Mutiny leader escapes from court

A captain accused of helping lead hundreds of troops in a failed 2003 mutiny in the Philippines escaped from a court where he was awaiting a hearing on the case today.

Mutiny leader escapes from court

A captain accused of helping lead hundreds of troops in a failed 2003 mutiny in the Philippines escaped from a court where he was awaiting a hearing on the case today.

Marine Capt Nicanor Faeldon disappeared at the Makati Regional Trial Court in Metropolitan Manila shortly after asking his guard’s permission to buy fruit from a vendor in the court premises, a senior intelligence official said.

In a statement he read on video disk distributed to some reporters, Faeldon said he had hoped he would be proven wrong about President Gloria Macapagal Arroyo.

“Instead the events have proven me right,” he said. “She is corrupt and ruthless and she will do anything to stay in power. I leave now to join the fight for a credible government.”

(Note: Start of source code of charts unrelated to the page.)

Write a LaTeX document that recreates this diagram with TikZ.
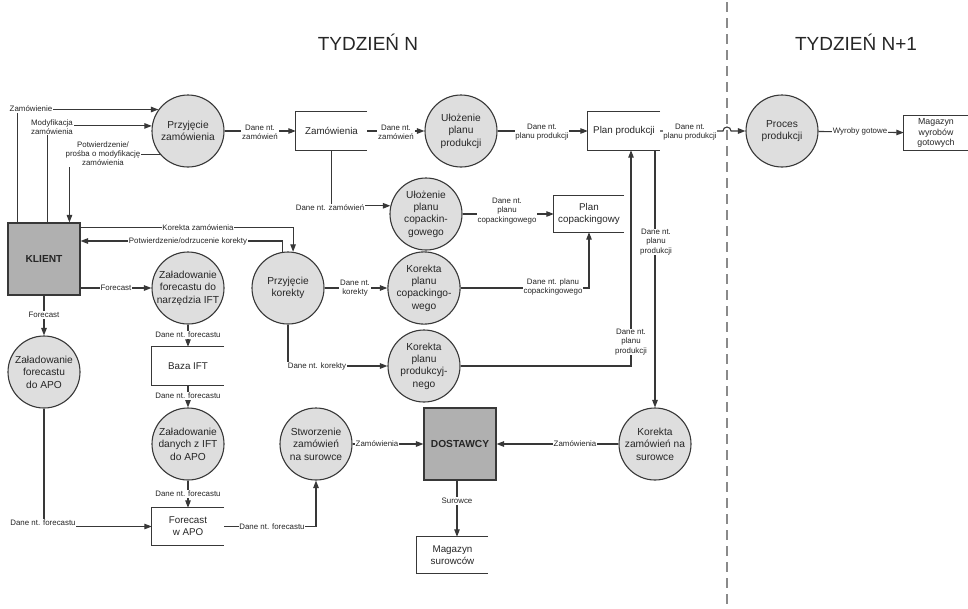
\documentclass[tikz,border=0pt]{standalone}
\usepackage{fontspec}
\setmainfont{Liberation Sans}
\usetikzlibrary{arrows.meta,calc}
\definecolor{linec}{HTML}{383838}
\definecolor{circfill}{HTML}{DEDEDE}
\definecolor{entfill}{HTML}{B0B0B0}
\definecolor{textc}{HTML}{262626}
\definecolor{dashc}{HTML}{8A8A8A}
\begin{document}
\begin{tikzpicture}[x=1pt,y=-1pt,
  every node/.style={text=textc},
  proc/.style={circle, draw=linec, line width=1.1pt, fill=circfill, minimum size=72pt, inner sep=0pt, align=center, font=\fontsize{10.2}{12.4}\selectfont},
  ent/.style={rectangle, draw=linec, line width=1.1pt, fill=entfill, minimum width=72pt, minimum height=72pt, align=center, font=\fontsize{10.2}{12}\selectfont\bfseries},
  store/.style={rectangle, inner sep=0pt, align=center, font=\fontsize{9.8}{12}\selectfont},
  storeline/.style={draw=linec, line width=1.1pt},
  arr/.style={draw=linec, line width=1.1pt, -{Triangle[length=7.5pt,width=5.5pt]}},
  lab/.style={fill=white, inner sep=0.8pt, align=center, font=\fontsize{7.9}{9.1}\selectfont},
  title/.style={font=\fontsize{19}{22}\selectfont}
]
\useasboundingbox (0,0) rectangle (968,608);

% titles and week separator
\node[title] (t1) at (368,42) {TYDZIEŃ N};
\node[title] (t2) at (856,42) {TYDZIEŃ N+1};
\coordinate (sepTop) at (727,2);
\coordinate (sepBot) at (727,608);
\draw[dashc, line width=1.2pt, dash pattern=on 10pt off 6pt] (sepTop) -- (sepBot);

% processes
\node[proc] (pz) at (188,131) {Przyjęcie\\zamówienia};
\node[proc] (upp) at (461,131) {Ułożenie\\planu\\produkcji};
\node[proc] (proces) at (782,131) {Proces\\produkcji};
\node[proc] (upc) at (426,214) {Ułożenie\\planu\\copackin-\\gowego};
\node[proc] (zift) at (188,288) {Załadowanie\\forecastu do\\narzędzia IFT};
\node[proc] (pk) at (288,288) {Przyjęcie\\korekty};
\node[proc] (kpc) at (424,288) {Korekta\\planu\\copackingo-\\wego};
\node[proc] (zapo) at (44,372) {Załadowanie\\forecastu\\do APO};
\node[proc] (kpp) at (424,366) {Korekta\\planu\\produkcyj-\\nego};
\node[proc] (zdapo) at (188,444) {Załadowanie\\danych z IFT\\do APO};
\node[proc] (szs) at (316,444) {Stworzenie\\zamówień\\na surowce};
\node[proc] (kzs) at (655,444) {Korekta\\zamówień na\\surowce};

% external entities
\node[ent] (klient) at (44,259) {KLIENT};
\node[ent] (dost) at (460,444) {DOSTAWCY};

% data stores (open on the right)
\node[store, minimum width=71pt, minimum height=38pt] (zam) at (331.5,131) {Zamówienia};
\node[store, minimum width=72pt, minimum height=38pt] (planprod) at (624,131) {Plan produkcji};
\node[store, minimum width=64pt, minimum height=35pt, font=\fontsize{8.8}{10.8}\selectfont] (magwyr) at (936,133) {Magazyn\\wyrobów\\gotowych};
\node[store, minimum width=70pt, minimum height=36pt] (plancop) at (589,214) {Plan\\copackingowy};
\node[store, minimum width=72pt, minimum height=38pt] (baza) at (188,366) {Baza IFT};
\node[store, minimum width=72pt, minimum height=37pt] (fapo) at (188,526.5) {Forecast\\w APO};
\node[store, minimum width=71pt, minimum height=36pt] (magsur) at (452.5,555) {Magazyn\\surowców};
\foreach \s in {zam,planprod,magwyr,plancop,baza,fapo,magsur}
  \draw[storeline] (\s.north east) -- (\s.north west) -- (\s.south west) -- (\s.south east);

% connectors: client <-> order intake
\draw[arr] ([xshift=10pt]klient.north west) |- (pz.144);
\draw[arr] ([xshift=40pt]klient.north west) |- (pz.172);
\draw[arr] (pz.220) -| ([xshift=62pt]klient.north west);
\draw[arr] (pz) -- (zam);
\draw[arr] (zam) -- (upp);
\draw[arr] (upp) -- (planprod);
\coordinate (hopA) at (723,131);
\draw[arr] (planprod.east) -- (hopA) arc[start angle=180,end angle=360,radius=4] -- (proces.west);
\draw[arr] (proces) -- (magwyr);
\draw[arr] (zam.south) |- (upc.167);
\draw[arr] (upc) -- (plancop);

% corrections
\draw[arr] ([yshift=-5pt]klient.north east) -| (pk.82);
\draw[arr] (pk.98) |- ([yshift=18pt]klient.east);
\draw[arr] (pk) -- (kpc);
\draw[arr] (pk.south) |- (kpp.west);
\draw[arr] (kpc.east) -| (plancop.south);
\draw[arr] (kpp.east) -| ([xshift=7pt]planprod.south);
\draw[arr] (planprod.south -| kzs.north) -- (kzs.north);

% forecast
\draw[arr] ([yshift=-29pt]klient.east) -- (zift.west);
\draw[arr] (klient.south) -- (zapo.north);
\draw[arr] (zift) -- (baza);
\draw[arr] (baza) -- (zdapo);
\draw[arr] (zdapo) -- (fapo);
\draw[arr] (zapo.south) |- (fapo.west);
\draw[arr] (fapo.east) -| (szs.south);

% suppliers
\draw[arr] (szs) -- (dost);
\draw[arr] (kzs) -- (dost);
\draw[arr] ([xshift=-3pt]dost.south) -- ([xshift=-3pt]dost.south |- magsur.north);

% labels
\node[lab] (l1) at (31,109) {Zamówienie};
\node[lab] (l2) at (52,127) {Modyfikacja\\zamówienia};
\node[lab] (l3) at (103,154) {Potwierdzenie/\\prośba o modyfikację\\zamówienia};
\node[lab] (l4) at (260,132) {Dane nt.\\zamówień};
\node[lab] (l5) at (396,132) {Dane nt.\\zamówień};
\node[lab] (l6) at (542,132) {Dane nt.\\planu produkcji};
\node[lab] (l7) at (690,132) {Dane nt.\\planu produkcji};
\node[lab] (l8) at (860,131) {Wyroby gotowe};
\node[lab] (l9) at (330,208) {Dane nt. zamówień};
\node[lab] (l10) at (507,211) {Dane nt.\\planu\\copackingowego};
\node[lab] (l11) at (198,228) {Korekta zamówienia};
\node[lab] (l12) at (188,241) {Potwierdzenie/odrzucenie korekty};
\node[lab] (l13) at (116,288) {Forecast};
\node[lab] (l14) at (44,315) {Forecast};
\node[lab] (l15) at (355,288) {Dane nt.\\korekty};
\node[lab] (l16) at (553,287) {Dane nt. planu\\copackingowego};
\node[lab] (l17) at (317,366) {Dane nt. korekty};
\node[lab] (l18) at (656,242) {Dane nt.\\planu\\produkcji};
\node[lab] (l19) at (631,342) {Dane nt.\\planu\\produkcji};
\node[lab] (l20) at (188,335) {Dane nt. forecastu};
\node[lab] (l21) at (188,396) {Dane nt. forecastu};
\node[lab] (l22) at (188,494) {Dane nt. forecastu};
\node[lab] (l23) at (43,523) {Dane nt. forecastu};
\node[lab] (l24) at (272,527) {Dane nt. forecastu};
\node[lab] (l25) at (377,444) {Zamówienia};
\node[lab] (l26) at (575,444) {Zamówienia};
\node[lab] (l27) at (457,501) {Surowce};
\end{tikzpicture}
\end{document}
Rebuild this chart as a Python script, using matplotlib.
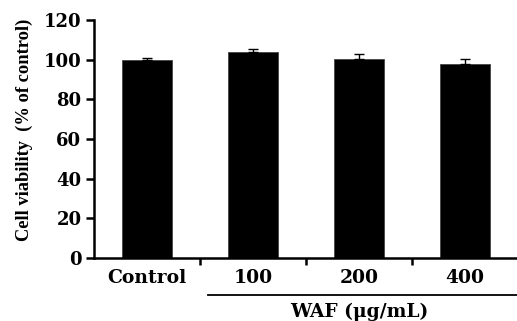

“We are looking for him now. We are going to his known address,” said the senior official.

Asked if the escape had any links to rumours of a coup plot by disgruntled troops, the intelligence official said: “That is what we are still trying to establish.”

Faeldon was one of the core leaders of about 300 troops who in July 2003 occupied the ritzy Oakwood Hotel and a nearby shopping mall in the capital’s financial district. They rigged the area with bombs, but surrendered peacefully after about 20 hours.

The government said that action was part of a larger coup conspiracy, but the officers said they were only demanding the resignation of Arroyo and other officials over alleged corruption.

Faeldon escaped as the military and police are supposed to be on the highest state of alert.

Arroyo has been haunted in recent months by calls for her to step down, and coup rumours that have swirled since June rose to a new crescendo in the days before her departure Sunday for a regional summit in Kuala Lumpur.

She survived an impeachment attempt in September when her majority allies in the House of Representatives junked three impeachment bids on a technicality.

A retired general called for Arroyo’s overthrow last night, declaring himself the leader of an interim government.

But officials were not rattled by the move, calling Gen Fortunato Abat’s declaration “pathetic.”